The use of dielectric barrier discharge plasma actuators for hingeless flow control over a 47-deg 1303 unmanned combat air vehicle wing is described. Control was implemented at the wing leading edge to provide longitudinal control without the use of hinged control surfaces. Wind-tunnel tests were conducted at a chord Reynolds number of 4.12 x 105 and angles of attack ranging from 15 to 35 deg to evaluate the performance of leading-edge plasma actuators for hingeless flow control. Operated in an unsteady mode, the actuators were used to alter the flowfield over the lee-side wing to modify the aerodynamic lift and drag forces on the vehicle. Multiple configurations of the plasma actuator were tested on the lee side and wind side of the wing leading edge to affect the wing aerodynamics. Data acquisition included force-balance measurements, laser fluorescence, and surface flow visualizations.

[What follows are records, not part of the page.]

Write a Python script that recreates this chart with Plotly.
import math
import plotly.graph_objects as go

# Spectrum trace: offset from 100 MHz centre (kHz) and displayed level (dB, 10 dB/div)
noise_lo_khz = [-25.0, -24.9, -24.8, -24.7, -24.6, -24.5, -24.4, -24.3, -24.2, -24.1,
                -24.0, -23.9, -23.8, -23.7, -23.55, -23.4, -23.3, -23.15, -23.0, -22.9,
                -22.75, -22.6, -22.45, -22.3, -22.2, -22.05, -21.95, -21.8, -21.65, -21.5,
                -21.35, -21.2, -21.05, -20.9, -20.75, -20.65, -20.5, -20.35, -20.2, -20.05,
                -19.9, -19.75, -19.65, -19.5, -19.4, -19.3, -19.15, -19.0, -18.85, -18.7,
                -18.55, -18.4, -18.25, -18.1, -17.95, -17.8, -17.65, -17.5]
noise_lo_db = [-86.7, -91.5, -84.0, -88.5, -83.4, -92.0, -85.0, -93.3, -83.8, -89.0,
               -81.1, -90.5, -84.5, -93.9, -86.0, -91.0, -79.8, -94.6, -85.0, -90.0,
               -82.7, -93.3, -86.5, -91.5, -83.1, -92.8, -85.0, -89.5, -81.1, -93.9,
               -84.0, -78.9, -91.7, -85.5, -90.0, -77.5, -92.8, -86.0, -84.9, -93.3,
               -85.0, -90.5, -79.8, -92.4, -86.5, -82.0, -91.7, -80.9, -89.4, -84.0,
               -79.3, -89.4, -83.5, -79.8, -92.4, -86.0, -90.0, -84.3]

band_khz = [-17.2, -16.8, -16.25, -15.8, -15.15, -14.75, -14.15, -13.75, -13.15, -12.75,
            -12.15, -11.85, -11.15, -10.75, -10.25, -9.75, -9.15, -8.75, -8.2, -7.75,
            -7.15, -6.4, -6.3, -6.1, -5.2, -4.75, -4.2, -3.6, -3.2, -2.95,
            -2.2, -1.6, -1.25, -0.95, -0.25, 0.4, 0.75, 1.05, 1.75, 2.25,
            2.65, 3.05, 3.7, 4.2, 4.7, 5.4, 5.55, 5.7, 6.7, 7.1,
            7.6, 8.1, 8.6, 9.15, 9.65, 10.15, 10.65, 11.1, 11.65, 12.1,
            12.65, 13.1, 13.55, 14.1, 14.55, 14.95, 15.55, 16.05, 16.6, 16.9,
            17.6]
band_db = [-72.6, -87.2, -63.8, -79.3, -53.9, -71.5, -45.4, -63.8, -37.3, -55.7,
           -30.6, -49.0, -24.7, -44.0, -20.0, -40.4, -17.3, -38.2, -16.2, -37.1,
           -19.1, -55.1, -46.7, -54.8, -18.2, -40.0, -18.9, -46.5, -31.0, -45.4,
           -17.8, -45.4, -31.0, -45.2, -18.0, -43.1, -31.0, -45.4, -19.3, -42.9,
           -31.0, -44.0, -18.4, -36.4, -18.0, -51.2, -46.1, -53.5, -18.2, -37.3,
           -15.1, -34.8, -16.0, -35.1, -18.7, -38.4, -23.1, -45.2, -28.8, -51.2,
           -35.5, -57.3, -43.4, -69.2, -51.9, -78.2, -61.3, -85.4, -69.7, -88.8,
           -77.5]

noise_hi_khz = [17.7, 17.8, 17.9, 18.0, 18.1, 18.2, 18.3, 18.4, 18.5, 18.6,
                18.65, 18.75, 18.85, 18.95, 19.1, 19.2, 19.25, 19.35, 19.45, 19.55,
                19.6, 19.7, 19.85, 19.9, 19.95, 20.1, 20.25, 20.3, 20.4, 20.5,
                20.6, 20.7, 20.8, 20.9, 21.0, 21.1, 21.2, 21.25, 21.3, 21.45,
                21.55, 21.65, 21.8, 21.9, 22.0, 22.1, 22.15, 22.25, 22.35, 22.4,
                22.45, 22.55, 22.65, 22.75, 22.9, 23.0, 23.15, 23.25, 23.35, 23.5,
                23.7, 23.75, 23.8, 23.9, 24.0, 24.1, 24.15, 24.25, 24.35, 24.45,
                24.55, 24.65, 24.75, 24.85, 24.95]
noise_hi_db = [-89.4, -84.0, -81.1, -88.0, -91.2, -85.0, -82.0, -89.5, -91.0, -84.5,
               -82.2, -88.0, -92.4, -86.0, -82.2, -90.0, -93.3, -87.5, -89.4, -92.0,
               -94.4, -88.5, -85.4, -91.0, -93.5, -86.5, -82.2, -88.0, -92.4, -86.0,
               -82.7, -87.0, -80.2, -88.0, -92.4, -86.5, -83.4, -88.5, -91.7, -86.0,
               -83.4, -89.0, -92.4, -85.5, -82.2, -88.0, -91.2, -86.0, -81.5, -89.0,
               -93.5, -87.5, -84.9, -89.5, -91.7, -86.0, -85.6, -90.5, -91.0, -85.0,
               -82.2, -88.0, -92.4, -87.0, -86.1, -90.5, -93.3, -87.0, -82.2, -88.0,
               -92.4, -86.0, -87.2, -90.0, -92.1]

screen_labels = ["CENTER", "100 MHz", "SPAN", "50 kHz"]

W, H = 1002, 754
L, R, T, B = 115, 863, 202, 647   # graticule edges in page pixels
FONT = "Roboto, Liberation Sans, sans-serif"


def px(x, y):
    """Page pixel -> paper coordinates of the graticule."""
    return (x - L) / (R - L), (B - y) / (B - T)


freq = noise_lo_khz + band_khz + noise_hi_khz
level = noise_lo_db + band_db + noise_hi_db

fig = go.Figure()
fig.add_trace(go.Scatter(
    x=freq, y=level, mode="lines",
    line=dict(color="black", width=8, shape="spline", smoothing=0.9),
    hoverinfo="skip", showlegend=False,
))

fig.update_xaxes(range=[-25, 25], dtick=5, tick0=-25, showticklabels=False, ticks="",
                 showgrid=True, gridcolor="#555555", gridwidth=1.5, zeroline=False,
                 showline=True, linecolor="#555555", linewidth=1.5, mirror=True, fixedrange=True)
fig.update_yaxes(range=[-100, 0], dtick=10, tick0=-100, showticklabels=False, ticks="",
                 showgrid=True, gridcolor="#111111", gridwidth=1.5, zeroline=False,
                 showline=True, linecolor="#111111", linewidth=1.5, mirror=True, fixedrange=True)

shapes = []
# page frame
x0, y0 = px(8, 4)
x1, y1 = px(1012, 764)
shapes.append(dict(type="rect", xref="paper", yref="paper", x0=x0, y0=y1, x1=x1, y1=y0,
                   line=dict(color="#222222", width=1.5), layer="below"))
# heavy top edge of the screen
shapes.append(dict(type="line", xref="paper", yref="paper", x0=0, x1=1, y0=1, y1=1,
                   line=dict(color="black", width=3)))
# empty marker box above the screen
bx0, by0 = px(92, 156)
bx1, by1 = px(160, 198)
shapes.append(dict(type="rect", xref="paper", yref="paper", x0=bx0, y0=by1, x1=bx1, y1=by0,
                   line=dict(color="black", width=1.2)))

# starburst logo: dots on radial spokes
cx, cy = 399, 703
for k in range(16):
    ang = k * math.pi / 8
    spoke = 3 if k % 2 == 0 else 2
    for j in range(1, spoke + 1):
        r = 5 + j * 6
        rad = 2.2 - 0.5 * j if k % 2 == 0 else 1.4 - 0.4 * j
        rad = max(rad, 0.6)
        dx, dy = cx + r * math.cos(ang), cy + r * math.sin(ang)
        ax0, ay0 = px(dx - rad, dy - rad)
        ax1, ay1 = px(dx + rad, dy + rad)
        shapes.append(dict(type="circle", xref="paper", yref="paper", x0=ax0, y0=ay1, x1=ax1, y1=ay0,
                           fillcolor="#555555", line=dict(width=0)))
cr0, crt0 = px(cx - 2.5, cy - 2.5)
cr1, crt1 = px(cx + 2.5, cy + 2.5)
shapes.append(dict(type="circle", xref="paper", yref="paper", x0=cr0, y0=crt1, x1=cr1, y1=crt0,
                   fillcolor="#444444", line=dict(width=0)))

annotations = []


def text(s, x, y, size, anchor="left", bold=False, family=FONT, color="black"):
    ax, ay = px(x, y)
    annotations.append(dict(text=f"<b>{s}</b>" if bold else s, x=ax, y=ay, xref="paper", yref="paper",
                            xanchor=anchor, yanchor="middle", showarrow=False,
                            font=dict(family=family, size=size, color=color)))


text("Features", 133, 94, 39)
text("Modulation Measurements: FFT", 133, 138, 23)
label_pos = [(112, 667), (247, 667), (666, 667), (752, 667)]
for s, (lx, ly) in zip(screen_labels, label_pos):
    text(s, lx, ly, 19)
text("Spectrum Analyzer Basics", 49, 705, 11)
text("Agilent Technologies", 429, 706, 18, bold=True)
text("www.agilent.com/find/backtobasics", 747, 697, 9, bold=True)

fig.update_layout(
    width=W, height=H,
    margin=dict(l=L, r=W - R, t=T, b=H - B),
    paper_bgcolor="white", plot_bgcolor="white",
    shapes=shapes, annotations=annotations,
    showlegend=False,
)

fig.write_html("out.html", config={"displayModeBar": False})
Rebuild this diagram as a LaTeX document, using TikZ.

Flow visualization tests mainly focused on understanding the vortex phenomena over the baseline uncontrolled wing to aid in identifying optimal locations for plasma actuators for effective flow manipulation. Force-balance results show considerable changes in the lift and drag characteristics of the wing for the plasma-controlled cases compared with the baseline cases. When compared with the conventional traditional trailing-edge devices, the plasma actuators demonstrate a significant improvement in the control authority in the 15- to 35-deg angle-of-attack range, thereby extending the operational flight envelope of the wing. The study demonstrates the technical feasibility of a plasma wing concept for hingeless flight control of air vehicles, in particular, vehicles with highly swept wings and at high angles of attack flight conditions in which conventional flaps and ailerons are ineffective.